私の大好きな本の数々をつれづれに紹介します。

「日本の経済政策」小林慶一郎

2024年2月29日

サブタイトルが「失われた30年をいかに克服するか」という極めて重要なテーマの本書は、2024年1月に発刊された中公新書で、著者が東大→通産省→慶応大学教授、という松井孝治京都市長と同じような経歴なので、興味深く読みました。

「失われた30年」という長期停滞から抜け出せない中、なぜこれほど長い低迷が続いたのかをシビアに検証し、苦境を突破するには何が必要なのかを丁寧に提言されており、松井新市長も同様の見解ならば良いなぁ~と率直に思いました。

第1章から第4章までで、「バブル崩壊」と「デフレ長期化」「世界金融危機」の流れの中で、日本経済が目先にとらわれて勇気ある政策が先送りされ続けてきた失敗を分析。
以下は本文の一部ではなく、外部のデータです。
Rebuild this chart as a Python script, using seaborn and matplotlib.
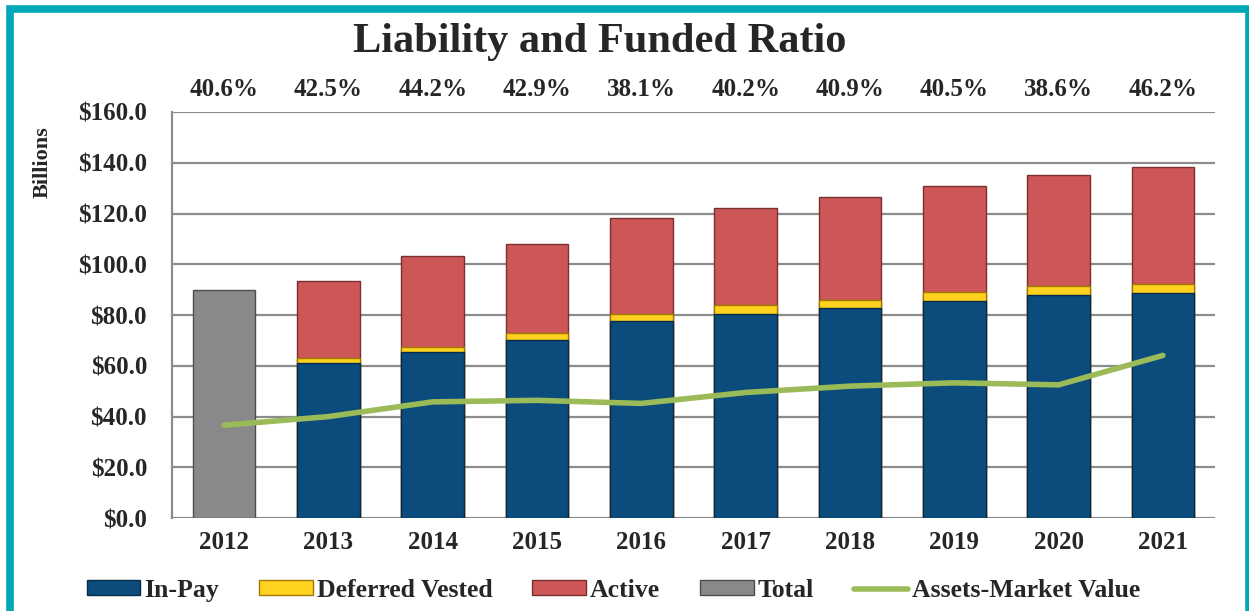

第5章から終章までで、長期停滞の30年を俯瞰し、持続可能な発展への教訓が論じられています。

まだまだ頭が整理しきれていませんが、「失われた30年」を克服するためには、為政者が庶民を見下す“エリート意識”を捨て、政策が現場に与える影響に思いを馳せる想像力と、対話に基づく柔軟な思考による政策論議、そして縦割りを超えた意思決定が重要と学びました。

私自身は、高度経済成長期に生を受け、1980年代に青春時代を過ごし、90年代というバブル崩壊以降に結婚して家族を養ってきた世代(85年に就職したばかりの若僧でしたのでバブルの恩恵はほとんど受けていません)ですので、この30年の経済低迷は切実な体験です。

エリートと庶民、高齢者と若者、大企業と中小零細企業などを「勝ち組・負け組」とカテゴライズして、不平不満を焚きつけるような論調が目立つ昨今ですが、それでは「分断」が促進されてしまうと憂えます。日本社会に根深い対立の構造を超克するために、公明党は価値を創造する人間主義を基調として、現場の知恵を最大限活かす政策提言を積み重ねていく決意です。